-- WHAT YOU ARE ASKED TO DO --
Return the material exactly, first line through the line containing "vbar_Rc = [0.05]", and nothing more. Pictures stay out.

-------------------------

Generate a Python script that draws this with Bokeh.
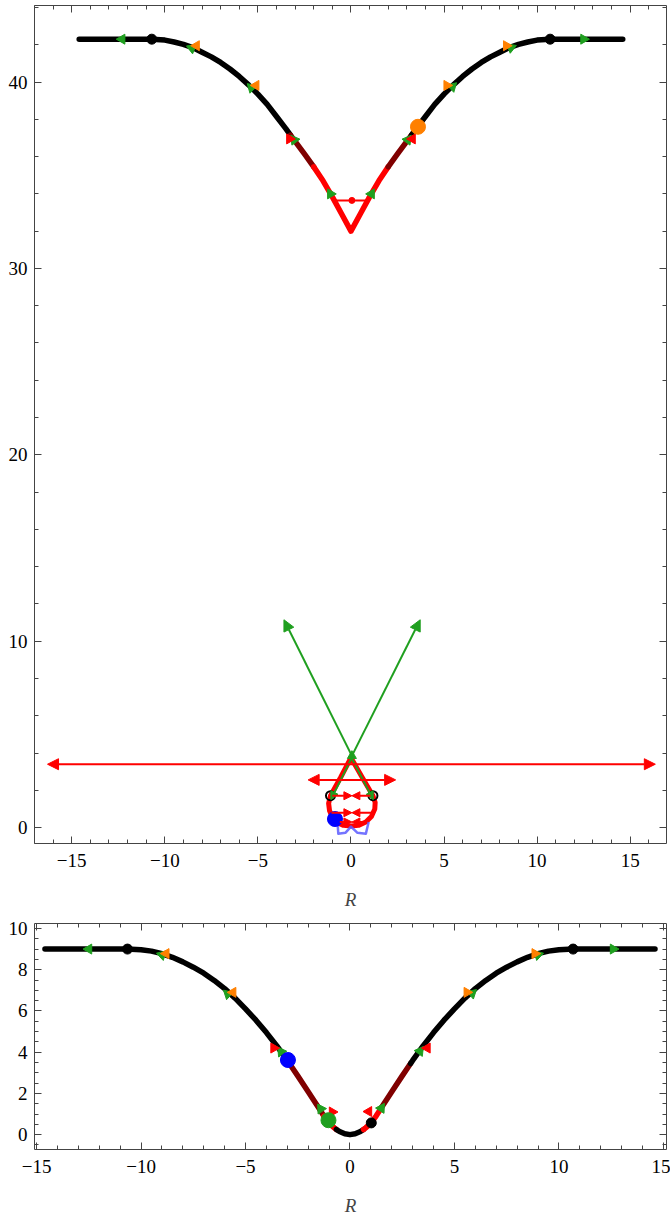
import numpy as np
from bokeh.plotting import figure
from bokeh.layouts import column
from bokeh.models import Range1d, LinearAxis, SingleIntervalTicker, ColumnDataSource, Arrow, NormalHead
from bokeh.embed import file_html
from bokeh.resources import INLINE

# ---------------- data: top panel ----------------
top_R = [-14.6, -13, -12, -11, -10.7, -10, -9.5, -9, -8.5, -8, -7.5, -7, -6.5, -6, -5.5, -5, -4.5, -4,
         -3.5, -3.25, -3, -2.5, -2, -1.5, -1, -0.5, 0, 0.5, 1, 1.5, 2, 2.5, 3, 3.25, 3.5, 4, 4.5, 5,
         5.5, 6, 6.5, 7, 7.5, 8, 8.5, 9, 9.5, 10, 10.7, 11, 12, 13, 14.6]
top_E = [42.3, 42.3, 42.3, 42.3, 42.3, 42.25, 42.15, 42.02, 41.85, 41.6, 41.35, 41.05, 40.7, 40.3,
         39.85, 39.35, 38.8, 38.15, 37.5, 37.15, 36.82, 36.15, 35.45, 34.7, 33.84, 32.92, 32.0,
         32.92, 33.84, 34.7, 35.45, 36.15, 36.82, 37.15, 37.5, 38.15, 38.8, 39.35, 39.85, 40.3,
         40.7, 41.05, 41.35, 41.6, 41.85, 42.02, 42.15, 42.25, 42.3, 42.3, 42.3, 42.3, 42.3]
top_bounds = [-14.6, -3.25, -2.0, 2.0, 3.25, 14.6]
top_kinds = ["stable", "metastable", "unstable", "metastable", "stable"]

top_green_R = [-12.3, -8.55, -5.35, -3.05, -1.1, 1.1, 3.05, 5.45, 8.6, 12.5]
top_green_E = [42.3, 41.82, 39.7, 36.9, 34.0, 34.0, 36.9, 39.75, 41.85, 42.3]
top_orange_R = [-8.3, -5.1, 5.15, 8.35]
top_orange_E = [41.95, 39.82, 39.82, 41.95]
top_red_R = [-3.3, 3.3]
top_red_E = [36.95, 36.95]
top_black_R = [-10.7, 10.7]
top_black_E = [42.3, 42.3]
top_orange_dot_R = [3.6]
top_orange_dot_E = [37.6]

vbar_E = [33.65]
vbar_R0 = [-0.88]
vbar_R1 = [0.97]
vbar_Rc = [0.05]

# drop-shaped loop near the bottom of the top panel
drop_R = [0, -0.55, -1.1, -1.2, -1.15, -1.0, -0.75, -0.4, 0, 0.4, 0.8, 1.1, 1.28, 1.3, 1.18, 0.6, 0]
drop_E = [3.75, 2.7, 1.71, 1.3, 0.9, 0.55, 0.28, 0.12, 0.08, 0.12, 0.3, 0.6, 1.0, 1.35, 1.71, 2.7, 3.75]
drop_ring_R = [-1.1, 1.18]
drop_ring_E = [1.71, 1.71]
drop_blue_R = [-0.86]
drop_blue_E = [0.46]
lb_R = [-0.72, -0.68, -0.3, 0.0, 0.35, 0.8, 0.95]
lb_E = [0.25, -0.33, -0.28, 0.05, -0.28, -0.33, 0.3]

# double-headed red arrows (heads outward)
dbl_E = [3.4, 2.56]
dbl_R0 = [-16.3, -2.3]
dbl_R1 = [16.35, 2.4]
# red "bow-tie" arrows (heads meeting at the centre)
bt_E = [1.71, 0.8, 0.3]
bt_R0 = [-1.0, -1.05, -0.6]
bt_R1 = [1.05, 1.15, 0.7]
bt_Rc = [0.05, 0.05, 0.05]

# green arrows
gl_R0 = [0.05, 0.05]
gl_E0 = [3.85, 3.85]
gl_R1 = [-3.6, 3.72]
gl_E1 = [11.15, 11.15]
gs_R0 = [0.02, 0.05]
gs_E0 = [3.7, 3.7]
gs_R1 = [-1.08, 1.2]
gs_E1 = [1.5, 1.5]

# ---------------- data: bottom panel ----------------
bot_R = [-14.6, -13, -12, -10.7, -10, -9.5, -9, -8.5, -8, -7.5, -7, -6.5, -6, -5.5, -5, -4.5, -4,
         -3.5, -3, -2.9, -2.5, -2, -1.5, -1.25, -1, -0.75, -0.65, -0.5, -0.25, 0, 0.25, 0.5, 0.65,
         0.75, 1, 1.25, 1.5, 2, 2.5, 2.9, 3, 3.5, 4, 4.5, 5, 5.5, 6, 6.5, 7, 7.5, 8, 8.5, 9, 9.5,
         10, 10.7, 12, 13, 14.6]
bot_E = [9.0, 9.0, 9.0, 9.0, 8.97, 8.9, 8.78, 8.6, 8.38, 8.12, 7.83, 7.48, 7.08, 6.62, 6.1, 5.55,
         4.95, 4.3, 3.6, 3.45, 2.85, 2.08, 1.3, 0.9, 0.56, 0.33, 0.25, 0.15, 0.04, 0.0, 0.04, 0.15,
         0.25, 0.33, 0.56, 0.9, 1.3, 2.08, 2.85, 3.45, 3.6, 4.3, 4.95, 5.55, 6.1, 6.62, 7.08, 7.48,
         7.83, 8.12, 8.38, 8.6, 8.78, 8.9, 8.97, 9.0, 9.0, 9.0, 9.0]
bot_bounds = [-14.6, -3.0, -1.25, -0.65, 0.65, 1.5, 2.9, 14.6]
bot_kinds = ["stable", "metastable", "unstable", "stable", "unstable", "metastable", "stable"]

bot_green_R = [-12.5, -9.0, -5.85, -3.3, -1.4, 1.5, 3.35, 5.85, 9.0, 12.6]
bot_green_E = [9.0, 8.72, 6.82, 4.02, 1.25, 1.28, 4.05, 6.85, 8.72, 9.0]
bot_orange_R = [-8.8, -5.6, 5.6, 8.85]
bot_orange_E = [8.78, 6.9, 6.9, 8.78]
bot_red_R = [-3.65, -0.85, 0.9, 3.7]
bot_red_E = [4.2, 1.1, 1.12, 4.2]
bot_black_R = [-10.65, 10.68, 1.02]
bot_black_E = [9.0, 9.0, 0.57]
bot_blue_R = [-2.97]
bot_blue_E = [3.62]
bot_greendot_R = [-1.03]
bot_greendot_E = [0.7]

# ---------------- styles ----------------
KIND_COLOR = {"stable": "black", "metastable": "#800000", "unstable": "#ff0000"}
GREEN = "#1f9f1f"
ORANGE = "#ff8000"
RED = "#ff0000"
AXC = "#444444"
FONT = "Liberation Serif"


def style_axis(ax, labels=True, label=None, standoff=10, label_standoff=19, blank=None):
    ax.axis_line_color = AXC
    ax.major_tick_line_color = AXC
    ax.minor_tick_line_color = AXC
    ax.major_tick_in = 7
    ax.major_tick_out = 0
    ax.minor_tick_in = 4
    ax.minor_tick_out = 0
    if labels:
        ax.major_label_text_font = FONT
        ax.major_label_text_font_size = "19px"
        ax.major_label_text_color = "black"
        ax.major_label_standoff = standoff
    else:
        ax.major_label_overrides = {v: "" for v in blank}
        ax.major_label_text_font_size = "1px"
        ax.major_label_standoff = 0
    if label:
        ax.axis_label = label
        ax.axis_label_text_font = FONT
        ax.axis_label_text_font_style = "italic"
        ax.axis_label_text_font_size = "19px"
        ax.axis_label_standoff = label_standoff


def make_fig(width, height, xr, yr, xint, yint, ynminor, borders):
    p = figure(width=width, height=height, x_range=Range1d(*xr), y_range=Range1d(*yr),
               output_backend="svg", toolbar_location=None,
               min_border_left=borders[0], min_border_right=borders[1],
               min_border_top=borders[2], min_border_bottom=borders[3])
    p.grid.visible = False
    p.outline_line_color = None
    p.background_fill_color = "white"
    p.border_fill_color = "white"
    minus = {v: "\u2212" + str(-v) for v in range(-40, 0)}
    p.xaxis[0].ticker = SingleIntervalTicker(interval=xint, num_minor_ticks=5)
    p.yaxis[0].ticker = SingleIntervalTicker(interval=yint, num_minor_ticks=ynminor)
    p.xaxis[0].major_label_overrides = minus
    style_axis(p.xaxis[0], True, "R", standoff=10, label_standoff=19)
    style_axis(p.yaxis[0], True, None, standoff=7)
    top_ax = LinearAxis(ticker=SingleIntervalTicker(interval=xint, num_minor_ticks=5))
    right_ax = LinearAxis(ticker=SingleIntervalTicker(interval=yint, num_minor_ticks=ynminor))
    style_axis(top_ax, False, blank=list(range(-20, 21, xint)))
    style_axis(right_ax, False, blank=list(range(-10, 51, yint)))
    p.add_layout(top_ax, "above")
    p.add_layout(right_ax, "right")
    return p


def draw_curve(p, R, E, bounds, kinds, width):
    for a, b, k in zip(bounds[:-1], bounds[1:], kinds):
        xs = [r for r in R if a - 1e-9 <= r <= b + 1e-9]
        ys = [e for r, e in zip(R, E) if a - 1e-9 <= r <= b + 1e-9]
        p.line(xs, ys, line_color=KIND_COLOR[k], line_width=width, line_cap="round", line_join="round")


def heads(p, xs, ys, dirs, color, size):
    ang = [float(np.arctan2(dy, dx) - np.pi / 2) for dx, dy in dirs]
    p.scatter(xs, ys, marker="triangle", size=size, angle=ang, fill_color=color, line_color=color)


def curve_markers(p, R, E, gR, gE, oR, oE, rR, rE):
    slope = np.gradient(np.array(E, float), np.array(R, float))
    gd = []
    for r in gR:
        s = 1.0 if r > 0 else -1.0
        m = float(np.interp(r, R, slope))
        gd.append((s, s * m))
    heads(p, gR, gE, gd, GREEN, 10)
    heads(p, oR, oE, [(1.0 if r > 0 else -1.0, 0.0) for r in oR], ORANGE, 10)
    heads(p, rR, rE, [(-1.0 if r > 0 else 1.0, 0.0) for r in rR], RED, 10)


# ---------------- top panel ----------------
top = make_fig(670, 912, (-17.0, 16.95), (-0.853, 44.107), 5, 10, 5, (34, 1, 5, 64))
draw_curve(top, top_R, top_E, top_bounds, top_kinds, 5.5)

# V cross bar
top.segment(vbar_R0, vbar_E, vbar_R1, vbar_E, line_color=RED, line_width=2)
top.scatter(vbar_Rc, vbar_E, size=6, marker="circle", fill_color=RED, line_color=RED)

curve_markers(top, top_R, top_E, top_green_R, top_green_E, top_orange_R, top_orange_E, top_red_R, top_red_E)
top.scatter(top_black_R, top_black_E, size=10, fill_color="black", line_color="black")
top.scatter(top_orange_dot_R, top_orange_dot_E, size=15, fill_color=ORANGE, line_color=ORANGE)

# drop loop
top.line(drop_R, drop_E, line_color=RED, line_width=5, line_join="round", line_cap="round")

# green arrows
gsrc = ColumnDataSource(dict(x0=gl_R0, y0=gl_E0, x1=gl_R1, y1=gl_E1))
top.add_layout(Arrow(end=NormalHead(size=11, fill_color=GREEN, line_color=GREEN), source=gsrc,
                     x_start="x0", y_start="y0", x_end="x1", y_end="y1", line_color=GREEN, line_width=2))
gssrc = ColumnDataSource(dict(x0=gs_R0, y0=gs_E0, x1=gs_R1, y1=gs_E1))
top.add_layout(Arrow(end=NormalHead(size=8, fill_color=GREEN, line_color=GREEN), source=gssrc,
                     x_start="x0", y_start="y0", x_end="x1", y_end="y1", line_color=GREEN, line_width=2))
heads(top, [gl_R0[0]], [gl_E0[0]], [(0.0, 1.0)], GREEN, 9)

# red double arrows
dsrc = ColumnDataSource(dict(x0=dbl_R0, x1=dbl_R1, y=dbl_E))
top.add_layout(Arrow(start=NormalHead(size=11, fill_color=RED, line_color=RED),
                     end=NormalHead(size=11, fill_color=RED, line_color=RED), source=dsrc,
                     x_start="x0", y_start="y", x_end="x1", y_end="y", line_color=RED, line_width=2))
# bow-tie arrows
btl = ColumnDataSource(dict(x0=bt_R0, x1=bt_Rc, y=bt_E))
btr = ColumnDataSource(dict(x0=bt_R1, x1=bt_Rc, y=bt_E))
for src in (btl, btr):
    top.add_layout(Arrow(end=NormalHead(size=8, fill_color=RED, line_color=RED), source=src,
                         x_start="x0", y_start="y", x_end="x1", y_end="y", line_color=RED, line_width=2))

top.scatter(drop_ring_R, drop_ring_E, size=9, fill_color=None, line_color="black", line_width=2)
top.line(lb_R, lb_E, line_color="#5c5cff", line_alpha=0.85, line_width=2.5, line_join="round")
top.scatter(drop_blue_R, drop_blue_E, size=15, fill_color="#0000ff", line_color="#0000ff")

# ---------------- bottom panel ----------------
bot = make_fig(670, 306, (-15.1, 15.15), (-0.72, 10.24), 5, 2, 4, (34, 4, 11, 68))
draw_curve(bot, bot_R, bot_E, bot_bounds, bot_kinds, 5.5)
curve_markers(bot, bot_R, bot_E, bot_green_R, bot_green_E, bot_orange_R, bot_orange_E, bot_red_R, bot_red_E)
bot.scatter(bot_black_R, bot_black_E, size=10, fill_color="black", line_color="black")
bot.scatter(bot_blue_R, bot_blue_E, size=15, fill_color="#0000ff", line_color="#0000ff")
bot.scatter(bot_greendot_R, bot_greendot_E, size=15, fill_color=GREEN, line_color=GREEN)

layout = column(top, bot)
open("out.html", "w").write(file_html(layout, INLINE))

-------------------------

-- RESULT OF THIS EXERCISE --
Generate a Python script that draws this with Bokeh.
import numpy as np
from bokeh.plotting import figure
from bokeh.layouts import column
from bokeh.models import Range1d, LinearAxis, SingleIntervalTicker, ColumnDataSource, Arrow, NormalHead
from bokeh.embed import file_html
from bokeh.resources import INLINE

# ---------------- data: top panel ----------------
top_R = [-14.6, -13, -12, -11, -10.7, -10, -9.5, -9, -8.5, -8, -7.5, -7, -6.5, -6, -5.5, -5, -4.5, -4,
         -3.5, -3.25, -3, -2.5, -2, -1.5, -1, -0.5, 0, 0.5, 1, 1.5, 2, 2.5, 3, 3.25, 3.5, 4, 4.5, 5,
         5.5, 6, 6.5, 7, 7.5, 8, 8.5, 9, 9.5, 10, 10.7, 11, 12, 13, 14.6]
top_E = [42.3, 42.3, 42.3, 42.3, 42.3, 42.25, 42.15, 42.02, 41.85, 41.6, 41.35, 41.05, 40.7, 40.3,
         39.85, 39.35, 38.8, 38.15, 37.5, 37.15, 36.82, 36.15, 35.45, 34.7, 33.84, 32.92, 32.0,
         32.92, 33.84, 34.7, 35.45, 36.15, 36.82, 37.15, 37.5, 38.15, 38.8, 39.35, 39.85, 40.3,
         40.7, 41.05, 41.35, 41.6, 41.85, 42.02, 42.15, 42.25, 42.3, 42.3, 42.3, 42.3, 42.3]
top_bounds = [-14.6, -3.25, -2.0, 2.0, 3.25, 14.6]
top_kinds = ["stable", "metastable", "unstable", "metastable", "stable"]

top_green_R = [-12.3, -8.55, -5.35, -3.05, -1.1, 1.1, 3.05, 5.45, 8.6, 12.5]
top_green_E = [42.3, 41.82, 39.7, 36.9, 34.0, 34.0, 36.9, 39.75, 41.85, 42.3]
top_orange_R = [-8.3, -5.1, 5.15, 8.35]
top_orange_E = [41.95, 39.82, 39.82, 41.95]
top_red_R = [-3.3, 3.3]
top_red_E = [36.95, 36.95]
top_black_R = [-10.7, 10.7]
top_black_E = [42.3, 42.3]
top_orange_dot_R = [3.6]
top_orange_dot_E = [37.6]

vbar_E = [33.65]
vbar_R0 = [-0.88]
vbar_R1 = [0.97]
vbar_Rc = [0.05]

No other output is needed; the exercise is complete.